After my stroll through Akasaka in the morning, I decided to continue on to Aoyama – which is very close by.
I passed the Takahashi Korekiyo Memorial Park, which is a small park next to a residential area. I would not have stopped, if I had not seen these little stone fellows standing there – I do not know if they are guardians or not, but they seem to be protecting or guiding something.
In the middle of the park is this statue:
But what I found most interesting where all the ‘no-smoking’ signs dotted throughout the park, on park benches and bins. There was an actual designated smoking area just at one of the corners of the park!
I continued on towards Aoyama, which (during the Edo Period) used to be home to various temples, shrines and samurai residences. Some of these are still visible today. The name Aoyama derived from a samurai named Aoyama Tadanari who served the Tokugawa Shogunate and held his mansion in this area. Today, along with Shibuya and Harajuku, it is one of the most popular entertainment and shopping areas for young people in Tokyo. It is well known for its fashion houses, restaurants, and shopping areas – but it has many quiet corners to explore.
One of them is the Aoyama Cemetery (Aoyama Reien) which dates back to 1872. It was Japan’s first public cemetery. Its landscaping is subtle, with a hint left of the wild, and there is a huge variety of different styles of graves – most of them are in the Japanese-style, but with a sprinkling of Westerners’ graves, too.
One unusual, but famous grave, is that of the dog Hachiko, whose statue adorns an entrance of Shibuya station a little further east down Aoyama-dori. I didn’t visit the grave, because the cemetery is very big, but I saw many several stray cats!
You can already see the Mori Tower in the background, but I decided to explore this on another day:
For today, I continued my walk to The National Arts Center (NACT), which is housed in a beautiful building designed by Kisho Kurokawa (one of the founders of the Metabolist Movement in architecture) and Nihon Sekkei.

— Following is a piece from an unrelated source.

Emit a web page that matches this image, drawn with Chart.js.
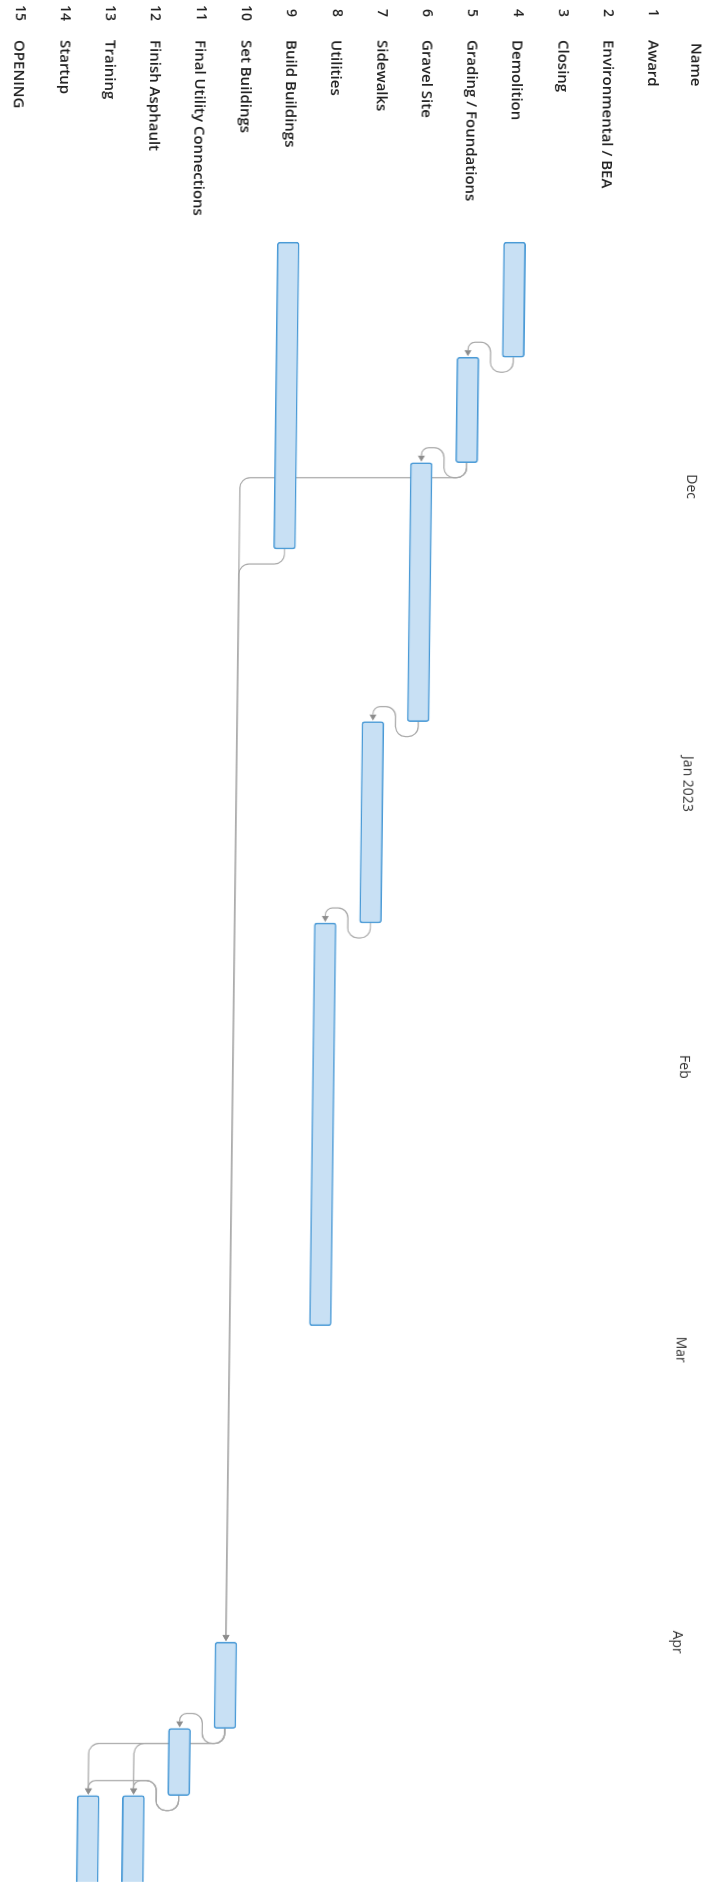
<!DOCTYPE html>
<html>
<head>
<meta charset="utf-8">
<title>Project schedule</title>
<script src="https://cdn.jsdelivr.net/npm/chart.js@4.4.1/dist/chart.umd.min.js"></script>
<style>
  html, body { margin: 0; padding: 0; background: #fff; overflow: hidden; width: 718px; height: 1882px; }
  /* the sheet was printed sideways: draw it landscape, then turn it (plus the small scanner skew) */
  #sheet { position: absolute; left: 0; top: 0; width: 1882px; height: 730px;
    transform-origin: 0 0; transform: translate(718px, 0) skewX(-0.7deg) rotate(90deg); }
</style>
</head>
<body>
<div id="sheet"><canvas id="gantt" width="1882" height="730"></canvas></div>
<script>
const taskNames = ["Award", "Environmental / BEA", "Closing", "Demolition", "Grading / Foundations",
  "Gravel Site", "Sidewalks", "Utilities", "Build Buildings", "Set Buildings",
  "Final Utility Connections", "Finish Asphault", "Training", "Startup", "OPENING"];
const taskStart = [null, null, null, "2022-11-21", "2022-12-03", "2022-12-14", "2023-01-10", "2023-01-31",
  "2022-11-21", "2023-04-16", "2023-04-25", "2023-05-02", "2023-05-02", null, null];
const taskEnd = [null, null, null, "2022-12-03", "2022-12-14", "2023-01-10", "2023-01-31", "2023-03-14",
  "2022-12-23", "2023-04-25", "2023-05-02", "2023-05-23", "2023-05-23", null, null];

// finish-to-start links, by row number
const depFrom = [4, 5, 5, 6, 7, 9, 10, 10, 10, 11, 11];
const depTo = [5, 6, 10, 7, 8, 10, 11, 12, 13, 12, 13];

const monthStarts = ["2022-12-01", "2023-01-01", "2023-02-01", "2023-03-01", "2023-04-01", "2023-05-01"];
const monthLabels = ["Dec", "Jan 2023", "Feb", "Mar", "Apr"];
const viewStart = "2022-11-19";
const viewEnd = "2023-05-11";

const day0 = Date.UTC(2022, 10, 1);
function toDay(s) {
  const [yy, mm, dd] = s.split("-").map(Number);
  return (Date.UTC(yy, mm - 1, dd) - day0) / 86400000;
}

const bars = taskStart.map((s, i) => (s ? [toDay(s), toDay(taskEnd[i])] : null));
const monthTicks = monthLabels.map((m, i) => (toDay(monthStarts[i]) + toDay(monthStarts[i + 1])) / 2);

const font = '"Open Sans", "Noto Sans", sans-serif';

const links = {
  id: "links",
  beforeDatasetsDraw(chart) {
    const { ctx, scales: { x, y } } = chart;
    const half = (y.getPixelForValue(1) - y.getPixelForValue(0)) / 2;
    ctx.save();
    ctx.strokeStyle = "#a8a8a8";
    ctx.fillStyle = "#8d8d8d";
    ctx.lineWidth = 1.2;
    depFrom.forEach((p, i) => {
      const s = depTo[i];
      const uE = x.getPixelForValue(toDay(taskEnd[p - 1]));
      const uS = x.getPixelForValue(toDay(taskStart[s - 1]));
      const vP = y.getPixelForValue(p - 1);
      const vS = y.getPixelForValue(s - 1);
      const d = 15, r = 10, tip = uS - 1, base = uS - 7;
      ctx.beginPath();
      ctx.moveTo(uE, vP);
      if (uS - uE > 2 * d) {
        ctx.arcTo(uE + d, vP, uE + d, vS, r);
        ctx.arcTo(uE + d, vS, base, vS, r);
      } else {
        const vm = vP + half * Math.sign(vS - vP);
        ctx.arcTo(uE + d, vP, uE + d, vm, r);
        ctx.arcTo(uE + d, vm, uS - d, vm, r);
        ctx.arcTo(uS - d, vm, uS - d, vS, r);
        ctx.arcTo(uS - d, vS, base, vS, 7);
      }
      ctx.lineTo(base, vS);
      ctx.stroke();
      ctx.beginPath();
      ctx.moveTo(tip, vS);
      ctx.lineTo(base, vS - 3.5);
      ctx.lineTo(base, vS + 3.5);
      ctx.closePath();
      ctx.fill();
    });
    ctx.restore();
  }
};

const gridText = {
  id: "gridText",
  afterDraw(chart) {
    const { ctx, scales: { y } } = chart;
    ctx.save();
    ctx.fillStyle = "#222";
    ctx.font = "600 14px " + font;
    ctx.textBaseline = "middle";
    ctx.textAlign = "center";
    taskNames.forEach((n, i) => ctx.fillText(String(i + 1), 13, y.getPixelForValue(i)));
    ctx.textAlign = "left";
    ctx.font = "600 15px " + font;
    ctx.fillText("Name", 43, 22);
    ctx.restore();
  }
};

new Chart(document.getElementById("gantt"), {
  type: "bar",
  data: {
    labels: taskNames,
    datasets: [{
      data: bars,
      backgroundColor: "#c8e0f4",
      borderColor: "#4a9ad6",
      borderWidth: 1.6,
      borderSkipped: false,
      borderRadius: 3,
      barThickness: 22
    }]
  },
  options: {
    indexAxis: "y",
    responsive: false,
    animation: false,
    devicePixelRatio: 1,
    layout: { padding: { left: 40, right: 0, top: 0, bottom: 4 } },
    plugins: { legend: { display: false }, tooltip: { enabled: false } },
    scales: {
      x: {
        type: "linear",
        position: "top",
        min: toDay(viewStart),
        max: toDay(viewEnd),
        grid: { display: false, drawTicks: false },
        border: { display: false },
        afterFit: (sc) => { sc.height = 42; },
        afterBuildTicks: (sc) => { sc.ticks = monthTicks.map((v) => ({ value: v })); },
        ticks: {
          autoSkip: false,
          maxRotation: 0,
          padding: 13,
          color: "#333",
          font: { family: font, size: 14 },
          callback: (v) => monthLabels[monthTicks.indexOf(v)]
        }
      },
      y: {
        type: "category",
        grid: { display: false, drawTicks: false },
        border: { display: false },
        afterFit: (sc) => { sc.width = 183; },
        ticks: {
          crossAlign: "far",
          padding: 0,
          color: "#222",
          font: { family: font, size: 15, weight: "600" }
        }
      }
    }
  },
  plugins: [links, gridText]
});
</script>
</body>
</html>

Since its opening in 2007, it is the largest exhibition space of any museum in Japan and probably also one of the largest exhibition sites in Asia.
It really is spacious, with a big airy lobby – and lots of glass everywhere. Its front is a unique shape, it looks like a curtain made out of glass, don’t you think?
NACT is an ’empty museum’, without a collection, permanent display and curators. It accommodates temporary exhibitions sponsored and curated by other organisations – and so far I have been lucky to visit a Manga/Anime show, a magnificent Niki de Saint Phalle exhibition and just recently wonderful works by Renoir. The center is open from 10am to 6pm, except on Tuesdays.